I still think your analogy is wide of the mark. There are a vast number of functional disanalogies between living under a government and being a customer of a bank. For example, I can choose to take part in the bank, and thus choose to be subject to their rules. If there exists no bank with which I am satisfied, I can keep my money. I cannot do so with government.
The vast majority of individuals do not choose (so long as we are speaking of genuine choice), either explicitly or tacitly, the government with which they live under; and, further, the vast majority of individuals do not possess the ability to simply say, "Well, there exist no governments with which I am satisfied, so I will just live according to my own law", thus declaring they are no longer subject to the laws of any governments. For, if most individuals make this proclamation, the government which claims possession of the territory in which they reside, will ignore said proclamation and still impose their laws on said individual. Banks lack this might.
Your analogy still fails to hold. This time, it fails on the notion of cooperation. In a bank, I both choose the bank and, in doing so, choose whether or not to cooperate with thieves. Further, a bank possesses my money. Money of which I have the power to do what I want. If I want to lock it away from others, I can cooperate with whomever I so please to lock it away, spend it, burn it, etc.. A government does not possess my liberty. Unlike money, in which I transfer to a bank and say, "Hold on to this and, based solely on trust, let me have some of it when I want it", I do not turn to the government and say, "Here is my liberty, enslave me, and let me be free when I want to". In fact, the latter sentence does not make coherent sense. If taking my liberty is up to me and I have the discretion to take it when I want, then I cannot transfer it to the government (I cannot transfer it to anyone, if that is the case). If taking my liberty is not up to me and I do not have the discretion, then I actually do not have liberty. I can no more say, "Here, hold on to my liberty", then I can say, "Hey, you can enslave me unless I don't like it, in which case I'll leave". To say such things is just senseless word-play. If liberty is a real concept (and maybe it is not), then liberty and government are disanalogous to money and banks.
Of course he is right, and this plays off the point I made above. Once individuals have surrendered their liberty, they have become slaves in some form or fashion. Being a slave means, as explained above, that one is not at the discretion to simply tell their master that they no longer enjoy being a slave and so will no longer be a slave. If that is the case, then they have not given up any liberties to begin with. So, the liberties are surrendered, the people are enslaved, and it takes superior might, not simply a request, to overcome the master and thus escape the bondage of slavery.
Further, if it takes superior might to overcome the master, then what is implied is the master has more might than the slave. If the master has more might than the slave, then what stops the master from taking more liberties from the slave? Certainly not a request from the slave not to take their liberties; certainly not even a demand. Superior might is all that can be called upon to reverse the situation.
When the master is the state and the slaves are the citizens, and the master has at least more might than the individual citizen, then how does the citizen gain superior might? It might be through numbers (divide and conquer v. unite and overcome).

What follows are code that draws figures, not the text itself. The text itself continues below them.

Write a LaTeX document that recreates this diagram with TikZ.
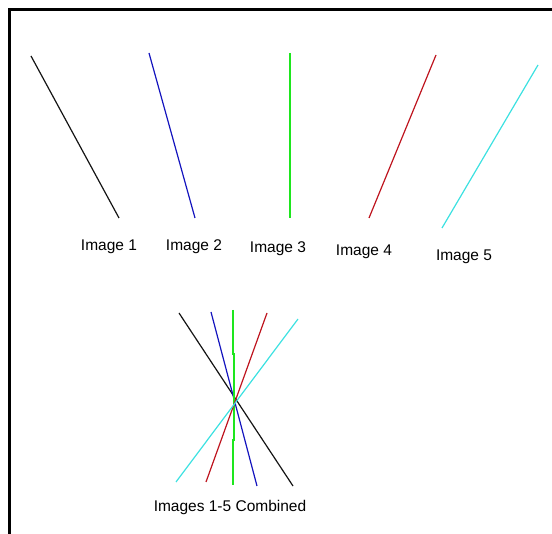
\documentclass[tikz,border=0pt]{standalone}
\usepackage{fontspec}
\setmainfont{Liberation Sans}
\definecolor{lblack}{RGB}{20,20,20}
\definecolor{lblue}{RGB}{20,20,190}
\definecolor{lgreen}{RGB}{30,230,30}
\definecolor{lred}{RGB}{190,20,30}
\definecolor{lcyan}{RGB}{60,225,225}
\begin{document}
\begin{tikzpicture}[x=1pt,y=-1pt,
  seg/.style={line width=1.2pt},
  gseg/.style={line width=1.8pt,color=lgreen},
  lbl/.style={font=\fontsize{15.5}{17}\selectfont,inner sep=0pt},
  frame/.style={line width=3pt,color=black}]
\useasboundingbox (0,0) rectangle (552,534);
% frame
\coordinate (f1) at (9.5,534);
\coordinate (f2) at (9.5,9.5);
\coordinate (f3) at (552,9.5);
\draw[frame] (f1) -- (f2) -- (f3);
% individual lines
\coordinate (a1) at (31,56);   \coordinate (a2) at (119,218);
\coordinate (b1) at (149,53);  \coordinate (b2) at (195,218);
\coordinate (c1) at (290,53);  \coordinate (c2) at (290,218);
\coordinate (d1) at (436,55);  \coordinate (d2) at (369,218);
\coordinate (e1) at (538,65);  \coordinate (e2) at (442,228);
\draw[seg,lblack] (a1) -- (a2);
\draw[seg,lblue] (b1) -- (b2);
\draw[gseg] (c1) -- (c2);
\draw[seg,lred] (d1) -- (d2);
\draw[seg,lcyan] (e1) -- (e2);
\node[lbl] (t1) at (109,247) {Image 1};
\node[lbl] (t2) at (194,247) {Image 2};
\node[lbl] (t3) at (278,249) {Image 3};
\node[lbl] (t4) at (364,252) {Image 4};
\node[lbl] (t5) at (464,257) {Image 5};
% combined
\coordinate (ca1) at (179,313); \coordinate (ca2) at (293,486);
\coordinate (cb1) at (211,312); \coordinate (cb2) at (257,486);
\coordinate (cc1) at (233,310); \coordinate (cc2) at (233,354);
\coordinate (cc3) at (234.2,354); \coordinate (cc4) at (234.2,440);
\coordinate (cc5) at (233,440); \coordinate (cc6) at (233,485);
\coordinate (cd1) at (267,313); \coordinate (cd2) at (206,482);
\coordinate (ce1) at (298,319); \coordinate (ce2) at (176,482);
\draw[seg,lblack] (ca1) -- (ca2);
\draw[seg,lblue] (cb1) -- (cb2);
\draw[gseg] (cc1) -- (cc2) -- (cc3) -- (cc4) -- (cc5) -- (cc6);
\draw[seg,lred] (cd1) -- (cd2);
\draw[seg,lcyan] (ce1) -- (ce2);
\node[lbl] (tc) at (230,507) {Images 1-5 Combined};
\end{tikzpicture}
\end{document}
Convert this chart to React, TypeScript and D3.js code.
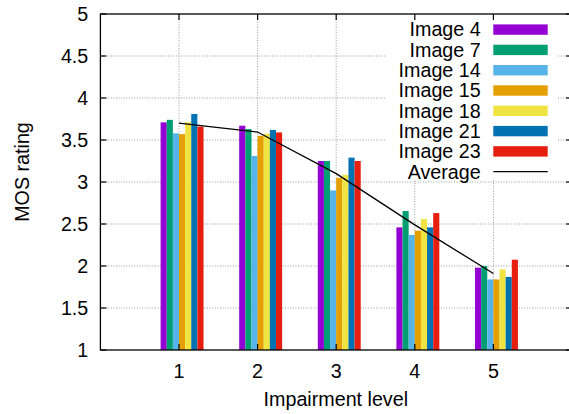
import React from "react";
import * as d3 from "d3";

const categories = [1, 2, 3, 4, 5];
const seriesNames = ["Image 4", "Image 7", "Image 14", "Image 15", "Image 18", "Image 21", "Image 23"];
const image4 = [3.71, 3.67, 3.25, 2.46, 1.98];
const image7 = [3.74, 3.63, 3.25, 2.655, 2.0];
const image14 = [3.58, 3.31, 2.9, 2.37, 1.84];
const image15 = [3.57, 3.55, 3.05, 2.42, 1.84];
const image18 = [3.71, 3.575, 3.085, 2.56, 1.96];
const image21 = [3.81, 3.62, 3.29, 2.46, 1.87];
const image23 = [3.66, 3.59, 3.25, 2.63, 2.075];
const average = [3.7, 3.595, 3.1, 2.49, 1.91];
const yTicks = [1, 1.5, 2, 2.5, 3, 3.5, 4, 4.5, 5];
const yTickLabels = ["1", "1.5", "2", "2.5", "3", "3.5", "4", "4.5", "5"];
const xTickLabels = ["1", "2", "3", "4", "5"];
const colors = ["#9400d3", "#009e73", "#56b4e9", "#e69f00", "#f0e442", "#0072b2", "#e51e10"];

const series = [image4, image7, image14, image15, image18, image21, image23];

const W = 569;
const H = 414;
const FONT = "'Liberation Sans', Arial, Helvetica, sans-serif";
const FS = 19.7;

export default function App() {
  const x = d3.scaleLinear().domain([0, 6]).range([100.4, 572]);
  const y = d3.scaleLinear().domain([1, 5]).range([350, 14]);
  const barW = 0.078;
  const left = x(0);
  const right = x(6);
  const top = y(5);
  const bottom = y(1);

  const line = d3
    .line<number>()
    .x((_, i) => x(categories[i]))
    .y((d) => y(d));

  const legX0 = 493.3;
  const legX1 = 547.7;
  const legTextX = 480.7;
  const legY0 = 29.6;
  const legStep = 20.3;

  return (
    <svg
      width={W}
      height={H}
      style={{ position: "absolute", left: 0, top: 0, background: "#fff" }}
      fontFamily={FONT}
      fontSize={FS}
    >
      <rect x={0} y={0} width={W} height={H} fill="#fff" />
      {/* grid */}
      <g stroke="#9a9a9a" strokeWidth={1} strokeDasharray="1,1.6">
        {yTicks.slice(1, -1).map((t) => (
          <line key={"gy" + t} x1={left} x2={right} y1={y(t)} y2={y(t)} />
        ))}
        {categories.map((c) => (
          <line key={"gx" + c} x1={x(c)} x2={x(c)} y1={top} y2={bottom} />
        ))}
      </g>
      {/* bars */}
      <g>
        {series.map((s, k) =>
          s.map((v, i) => (
            <rect
              key={"b" + k + "-" + i}
              x={x(categories[i] + (k - 3) * barW)}
              width={x(categories[i] + (k - 2) * barW) - x(categories[i] + (k - 3) * barW)}
              y={y(v)}
              height={y(1) - y(v)}
              fill={colors[k]}
            />
          ))
        )}
      </g>
      {/* average */}
      <path d={line(average) || ""} fill="none" stroke="#000" strokeWidth={1.3} />
      {/* legend box */}
      <rect x={386} y={15} width={172} height={165} fill="#fff" />
      {seriesNames.map((n, k) => (
        <g key={"l" + n}>
          <text x={legTextX} y={legY0 + k * legStep + 6.8} textAnchor="end" fill="#000">
            {n}
          </text>
          <rect x={legX0} y={legY0 + k * legStep - 5.2} width={legX1 - legX0} height={10.4} fill={colors[k]} />
        </g>
      ))}
      <text x={legTextX} y={legY0 + 7 * legStep + 6.8} textAnchor="end" fill="#000">
        Average
      </text>
      <line
        x1={legX0}
        x2={legX1}
        y1={legY0 + 7 * legStep}
        y2={legY0 + 7 * legStep}
        stroke="#000"
        strokeWidth={1.3}
      />
      {/* border */}
      <rect x={left} y={top} width={right - left} height={bottom - top} fill="none" stroke="#000" strokeWidth={1.3} />
      {/* ticks */}
      <g stroke="#000" strokeWidth={1.2}>
        {yTicks.map((t) => (
          <g key={"ty" + t}>
            <line x1={left} x2={left + 6} y1={y(t)} y2={y(t)} />
            <line x1={right} x2={right - 6} y1={y(t)} y2={y(t)} />
          </g>
        ))}
        {categories.map((c) => (
          <g key={"tx" + c}>
            <line x1={x(c)} x2={x(c)} y1={bottom} y2={bottom - 6} />
            <line x1={x(c)} x2={x(c)} y1={top} y2={top + 6} />
          </g>
        ))}
      </g>
      {/* tick labels */}
      {yTicks.map((t, i) => (
        <text key={"yl" + t} x={88.3} y={y(t) + 7} textAnchor="end" fill="#000">
          {yTickLabels[i]}
        </text>
      ))}
      {categories.map((c, i) => (
        <text key={"xl" + c} x={x(c)} y={378} textAnchor="middle" fill="#000">
          {xTickLabels[i]}
        </text>
      ))}
      <text x={335.8} y={406} textAnchor="middle" fill="#000">
        Impairment level
      </text>
      <text transform="translate(29,172) rotate(-90)" textAnchor="middle" fill="#000">
        MOS rating
      </text>
    </svg>
  );
}
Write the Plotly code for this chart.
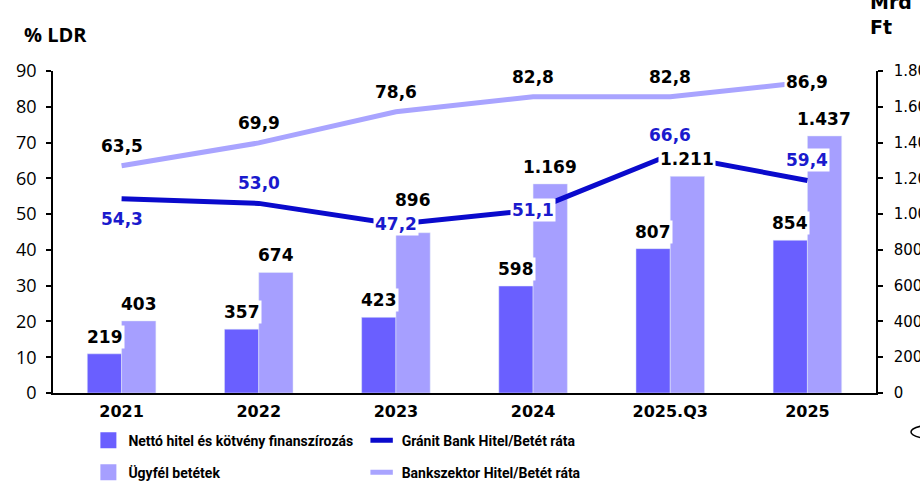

But, if you have a program in which the master has also invaded the privacy of communications of the slaves, then how are these slaves ever to unite and overcome? On top of that, the master has superior weaponry and is working to take away all weaponry from the slaves. Further, the master can, based on nothing more than suspicion, remove the slave from the community of his/her comrades and detain said slave in isolation indefinitely.
The only way to avoid this is to have individuals that represent the interests of the citizens running the government. Since information and knowledge work with desire to produce interest, the government cannot hide information and knowledge from the citizen and still proclaim to represent the interest of the citizen. The interest of the individual citizen, therefore, must be replaced by some theory of the common good or interest of the whole, in which generality replaces particularity. But, if that is the case, then decisions are being made not based on representation of the interests of actual citizens; they are being made based on representation of some theoretically general "common good". What does "representative government" mean in such context though? Why not simply have a dictator, since what is happening is that the theory is telling the citizens what is good for them anyway? Again, just make the citizens slaves "for their own good".